THE REQUEST
Reproduce the material below line by line, beginning with its first line and ending with the line that contains "sol_pd_t = [t_1197, 1285, 1372, 1462, t_pd_melt]"; leave out pictures.

SUPPLIED MATERIAL
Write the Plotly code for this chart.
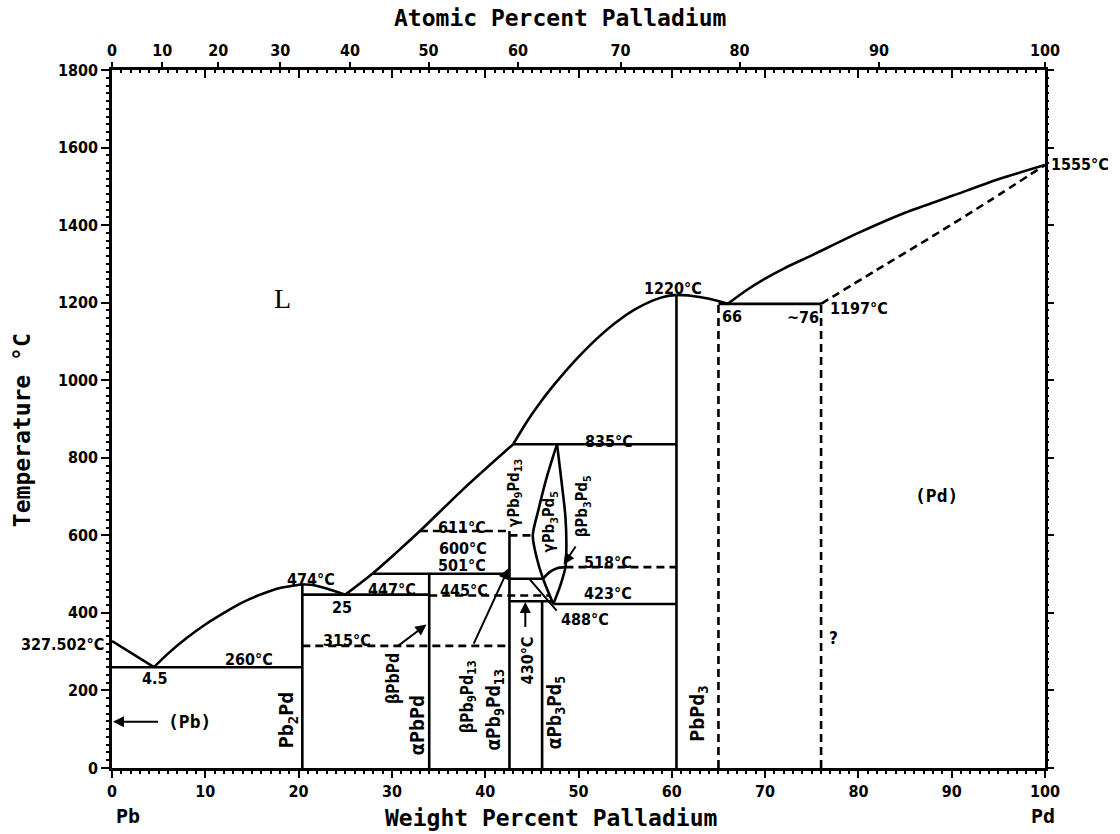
import plotly.graph_objects as go

# ---- Pb-Pd phase diagram, compositions in wt.% Pd, temperatures in °C ----

# compound compositions and invariant compositions (wt.% Pd)
x_pb2pd = 20.4
x_pbpd = 34.0
x_pb9pd13 = 42.6
x_pb3pd5 = 46.1
x_pbpd3 = 60.5
x_eut_pb = 4.5
x_eut_25 = 25.0
x_min_pd = 66.0
x_pd_sol = 76.0
x_pd_dash = 65.0

# invariant temperatures (°C)
t_pb_melt = 327.502
t_260 = 260
t_474 = 474
t_447 = 447
t_445 = 445
t_501 = 501
t_600 = 600
t_611 = 611
t_315 = 315
t_835 = 835
t_518 = 518
t_488 = 488
t_430 = 430
t_423 = 423
t_1220 = 1220
t_1197 = 1197
t_pd_melt = 1555

# liquidus and solidus curves
liq_pb_x = [0, x_eut_pb]
liq_pb_t = [t_pb_melt, t_260]

liq_pb2pd_l_x = [x_eut_pb, 6, 8, 10, 12, 14, 16, 18, x_pb2pd]
liq_pb2pd_l_t = [t_260, 295, 335, 370, 400, 427, 448, 464, t_474]

liq_pb2pd_r_x = [x_pb2pd, 21.5, 23, x_eut_25]
liq_pb2pd_r_t = [t_474, 472, 463, t_447]

liq_mid_x = [x_eut_25, 27.9, 30.5, 33.0, 37.6, 43.0]
liq_mid_t = [t_447, t_501, 556, t_611, 718, t_835]

liq_pbpd3_l_x = [43.0, 44, 45, 46, 47, 48, 50, 52, 54, 56, 58, 59.3, x_pbpd3]
liq_pbpd3_l_t = [t_835, 875, 912, 946, 977, 1006, 1060, 1108, 1149, 1182, 1206, 1216,
                 t_1220]

liq_pbpd3_r_x = [x_pbpd3, 62, 64, x_min_pd]
liq_pbpd3_r_t = [t_1220, 1218, 1210, t_1197]

liq_pd_x = [x_min_pd, 68, 70, 72, 75, 80, 85, 90, 95, 100]
liq_pd_t = [t_1197, 1232, 1262, 1288, 1322, 1380, 1432, 1475, 1518, t_pd_melt]

sol_pd_x = [x_pd_sol, 82, 88, 94, 100]
sol_pd_t = [t_1197, 1285, 1372, 1462, t_pd_melt]

# gamma-Pb3Pd5 field
lens_l_x = [47.7, 46.6, 45.7, 45.1, 45.5, 46.2, 47.3]
lens_l_t = [t_835, 750, 665, t_600, 544, t_488, t_423]
lens_r_x = [47.7, 48.2, 48.6, 48.7, 48.6, 48.0, 47.3]
lens_r_t = [t_835, 735, 647, 570, t_518, 467, t_423]

# beta-Pb3Pd5 boundary
beta35_x = [46.2, 46.9, 47.7, 48.6]
beta35_t = [t_488, 505, 515, t_518]

# horizontal invariants: (temperature, from, to)
iso_solid = [
    (t_260, 0, x_pb2pd),
    (t_447, x_pb2pd, x_pbpd),
    (t_501, 27.9, x_pb9pd13),
    (t_488, x_pb9pd13, 46.2),
    (t_430, x_pb9pd13, 47.1),
    (t_423, 47.3, x_pbpd3),
    (t_835, 43.0, x_pbpd3),
    (t_1197, x_pd_dash, x_pd_sol),
]
iso_dashed = [
    (t_315, x_pb2pd, x_pb9pd13),
    (t_445, x_pbpd, 46.9),
    (t_611, 33.0, x_pb9pd13),
    (t_600, x_pb9pd13, 45.1),
    (t_518, 48.6, x_pbpd3),
]

# vertical phase lines: (composition, bottom, top)
vert_solid = [
    (x_pb2pd, 0, t_474),
    (x_pbpd, 0, t_501),
    (x_pb9pd13, 0, t_611),
    (x_pb3pd5, 0, t_430),
    (x_pbpd3, 0, t_1220),
]
vert_dashed = [
    (x_pd_dash, 0, t_1197),
    (x_pd_sol, 0, t_1197),
]

# top axis: atomic percent labels
at_pct_ticks = [0, 10, 20, 30, 40, 50, 60, 70, 80, 90, 100]
M_PD = 106.42
M_PB = 207.2


def at_to_wt(a):
    return 100.0 * a * M_PD / (a * M_PD + (100.0 - a) * M_PB)


LW = 2.6
fig = go.Figure()


def add_line(xs, ts, dash="solid", smooth=False, width=LW):
    fig.add_trace(go.Scatter(
        x=xs, y=ts, mode="lines",
        line=dict(color="black", width=width, dash=dash,
                  shape="spline" if smooth else "linear", smoothing=0.8),
        hoverinfo="skip", showlegend=False))


# liquidus / solidus
add_line(liq_pb_x, liq_pb_t)
add_line(liq_pb2pd_l_x, liq_pb2pd_l_t, smooth=True)
add_line(liq_pb2pd_r_x, liq_pb2pd_r_t, smooth=True)
add_line(liq_mid_x, liq_mid_t, smooth=True)
add_line(liq_pbpd3_l_x, liq_pbpd3_l_t, smooth=True)
add_line(liq_pbpd3_r_x, liq_pbpd3_r_t, smooth=True)
add_line(liq_pd_x, liq_pd_t, smooth=True)
add_line(sol_pd_x, sol_pd_t, dash="8px,5px", smooth=True)

add_line(lens_l_x, lens_l_t, smooth=True)
add_line(lens_r_x, lens_r_t, smooth=True)
add_line(beta35_x, beta35_t, smooth=True)

for t, x0, x1 in iso_solid:
    add_line([x0, x1], [t, t])
for t, x0, x1 in iso_dashed:
    add_line([x0, x1], [t, t], dash="8px,5px")
for x, t0, t1 in vert_solid:
    add_line([x, x], [t0, t1])
for x, t0, t1 in vert_dashed:
    add_line([x, x], [t0, t1], dash="8px,5px")

# empty traces so the extra axes are drawn
fig.add_trace(go.Scatter(x=[], y=[], xaxis="x2", yaxis="y", showlegend=False))
fig.add_trace(go.Scatter(x=[], y=[], xaxis="x3", yaxis="y", showlegend=False))
fig.add_trace(go.Scatter(x=[], y=[], xaxis="x", yaxis="y2", showlegend=False))

LBL = "DejaVu Sans Condensed, Liberation Sans Narrow, DejaVu Sans"
MONO = "DejaVu Sans Mono, Liberation Mono, monospace"


def label(text, x, y, size=16, angle=0, xanchor="center", family=LBL, bold=True,
          xref="x"):
    fig.add_annotation(
        x=x, y=y, xref=xref, yref="y",
        text=("<b>%s</b>" % text) if bold else text,
        showarrow=False, textangle=angle, xanchor=xanchor, yanchor="middle",
        font=dict(family=family, size=size, color="black"))


def pointer(x0, y0, x1, y1, head=2):
    fig.add_annotation(
        x=x1, y=y1, ax=x0, ay=y0, xref="x", yref="y", axref="x", ayref="y",
        text="", showarrow=True, arrowhead=head, arrowsize=1.1,
        arrowwidth=2, arrowcolor="black", standoff=0, startstandoff=0)


# temperature / composition labels
label("327.502°C", -0.006, 318, xanchor="right", xref="paper")
label("4.5", 4.6, 232)
label("260°C", 14.7, 281)
label("474°C", 21.3, 487)
label("25", 24.7, 415)
label("447°C", 30.0, 461)
label("445°C", 37.7, 459)
label("501°C", 37.5, 521)
label("600°C", 37.6, 567)
label("611°C", 37.5, 621)
label("315°C", 25.2, 330)
label("835°C", 53.3, 843)
label("518°C", 53.2, 531)
label("423°C", 53.2, 449)
label("488°C", 50.7, 384)
label("1220°C", 60.1, 1237)
label("66", 66.5, 1165)
label("~76", 74.1, 1163)
label("1197°C", 80.1, 1186)
label("1555°C", 1.004, 1557, xanchor="left", xref="paper")
label("?", 77.3, 335, size=17)

# phase field names
label("L", 18.3, 1212, size=28, family="Liberation Serif, DejaVu Serif", bold=False)
label("(Pd)", 88.4, 704, size=18, family=MONO)
label("(Pb)", 8.3, 119, size=18, family=MONO)

label("Pb<sub>2</sub>Pd", 18.8, 124, size=20, angle=-90, family=MONO)
label("βPbPd", 30.1, 232, size=17, angle=-90, family=MONO)
label("αPbPd", 32.7, 111, size=20, angle=-90, family=MONO)
label("βPb<sub>9</sub>Pd<sub>13</sub>", 38.2, 184, size=17, angle=-90, family=MONO)
label("αPb<sub>9</sub>Pd<sub>13</sub>", 41.0, 150, size=19, angle=-90, family=MONO)
label("430°C", 44.5, 278, size=16, angle=-90)
label("αPb<sub>3</sub>Pd<sub>5</sub>", 47.6, 142, size=19, angle=-90, family=MONO)
label("PbPd<sub>3</sub>", 62.8, 142, size=20, angle=-90, family=MONO)
label("γPb<sub>9</sub>Pd<sub>13</sub>", 43.1, 709, size=16, angle=-90, family=MONO)
label("γPb<sub>3</sub>Pd<sub>5</sub>", 46.9, 634, size=16, angle=-90, family=MONO)
label("βPb<sub>3</sub>Pd<sub>5</sub>", 50.5, 676, size=16, angle=-90, family=MONO)

# leaders and arrows
pointer(5.1, 119, 0.1, 119)
pointer(30.5, 312, 33.7, 370)
pointer(38.7, 317, 42.5, 515)
pointer(44.3, 360, 44.3, 428)
pointer(47.8, 402, 44.8, 486, head=0)
pointer(49.8, 575, 48.4, 525)

# axis titles and end-member labels
TITLE = dict(family=MONO, size=23, color="black")
fig.add_annotation(text="<b>Weight Percent Palladium</b>", xref="paper", yref="paper",
                   x=0.47, y=-0.071, showarrow=False, font=TITLE, yanchor="middle")
fig.add_annotation(text="<b>Atomic Percent Palladium</b>", xref="paper", yref="paper",
                   x=0.48, y=1.0745, showarrow=False, font=TITLE, yanchor="middle")
fig.add_annotation(text="<b>Temperature °C</b>", xref="paper", yref="paper",
                   x=-0.0965, y=0.484, showarrow=False, font=TITLE, textangle=-90,
                   xanchor="center", yanchor="middle")
fig.add_annotation(text="<b>Pb</b>", xref="x", yref="paper", x=1.7, y=-0.069,
                   yanchor="middle", showarrow=False,
                   font=dict(family=MONO, size=20, color="black"))
fig.add_annotation(text="<b>Pd</b>", xref="x", yref="paper", x=99.8, y=-0.069,
                   yanchor="middle", showarrow=False,
                   font=dict(family=MONO, size=20, color="black"))

TICKF = dict(family=LBL, size=16, color="black", weight="bold")
AX = dict(showgrid=False, zeroline=False, linecolor="black", linewidth=2.6,
          tickcolor="black", tickwidth=2)

fig.update_layout(
    width=1120, height=834,
    margin=dict(l=112, r=75, t=70, b=66),
    plot_bgcolor="white", paper_bgcolor="white",
    showlegend=False,
    xaxis=dict(range=[0, 100], tickmode="linear", tick0=0, dtick=10,
               ticks="outside", ticklen=7, showline=True, mirror=True,
               tickfont=TICKF,
               minor=dict(dtick=1, ticks="outside", ticklen=3, tickwidth=1.6,
                          tickcolor="black"),
               **AX),
    xaxis3=dict(range=[0, 100], overlaying="x", side="top", anchor="y",
                tickmode="linear", tick0=0, dtick=10, ticks="inside", ticklen=8,
                showticklabels=False, showline=False,
                minor=dict(dtick=1, ticks="inside", ticklen=3, tickwidth=1.6,
                           tickcolor="black"),
                **AX),
    xaxis2=dict(range=[0, 100], overlaying="x", side="top", anchor="y",
                tickmode="array", tickvals=[at_to_wt(a) for a in at_pct_ticks],
                ticktext=[str(a) for a in at_pct_ticks],
                ticks="outside", ticklen=7, showline=False, tickfont=TICKF,
                **AX),
    yaxis=dict(range=[0, 1800], tickmode="linear", tick0=0, dtick=200,
               ticks="outside", ticklen=8, showline=True, mirror=True,
               tickfont=TICKF,
               minor=dict(dtick=20, ticks="outside", ticklen=3, tickwidth=1.6,
                          tickcolor="black"),
               **AX),
    yaxis2=dict(range=[0, 1800], overlaying="y", side="right", anchor="x",
                tickmode="linear", tick0=0, dtick=200, ticks="outside", ticklen=8,
                showticklabels=False, showline=False,
                minor=dict(dtick=20, ticks="outside", ticklen=3, tickwidth=1.6,
                           tickcolor="black"),
                **AX),
)

fig.write_html("out.html")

THE REPLY
Write the Plotly code for this chart.
import plotly.graph_objects as go

# ---- Pb-Pd phase diagram, compositions in wt.% Pd, temperatures in °C ----

# compound compositions and invariant compositions (wt.% Pd)
x_pb2pd = 20.4
x_pbpd = 34.0
x_pb9pd13 = 42.6
x_pb3pd5 = 46.1
x_pbpd3 = 60.5
x_eut_pb = 4.5
x_eut_25 = 25.0
x_min_pd = 66.0
x_pd_sol = 76.0
x_pd_dash = 65.0

# invariant temperatures (°C)
t_pb_melt = 327.502
t_260 = 260
t_474 = 474
t_447 = 447
t_445 = 445
t_501 = 501
t_600 = 600
t_611 = 611
t_315 = 315
t_835 = 835
t_518 = 518
t_488 = 488
t_430 = 430
t_423 = 423
t_1220 = 1220
t_1197 = 1197
t_pd_melt = 1555

# liquidus and solidus curves
liq_pb_x = [0, x_eut_pb]
liq_pb_t = [t_pb_melt, t_260]

liq_pb2pd_l_x = [x_eut_pb, 6, 8, 10, 12, 14, 16, 18, x_pb2pd]
liq_pb2pd_l_t = [t_260, 295, 335, 370, 400, 427, 448, 464, t_474]

liq_pb2pd_r_x = [x_pb2pd, 21.5, 23, x_eut_25]
liq_pb2pd_r_t = [t_474, 472, 463, t_447]

liq_mid_x = [x_eut_25, 27.9, 30.5, 33.0, 37.6, 43.0]
liq_mid_t = [t_447, t_501, 556, t_611, 718, t_835]

liq_pbpd3_l_x = [43.0, 44, 45, 46, 47, 48, 50, 52, 54, 56, 58, 59.3, x_pbpd3]
liq_pbpd3_l_t = [t_835, 875, 912, 946, 977, 1006, 1060, 1108, 1149, 1182, 1206, 1216,
                 t_1220]

liq_pbpd3_r_x = [x_pbpd3, 62, 64, x_min_pd]
liq_pbpd3_r_t = [t_1220, 1218, 1210, t_1197]

liq_pd_x = [x_min_pd, 68, 70, 72, 75, 80, 85, 90, 95, 100]
liq_pd_t = [t_1197, 1232, 1262, 1288, 1322, 1380, 1432, 1475, 1518, t_pd_melt]

sol_pd_x = [x_pd_sol, 82, 88, 94, 100]
sol_pd_t = [t_1197, 1285, 1372, 1462, t_pd_melt]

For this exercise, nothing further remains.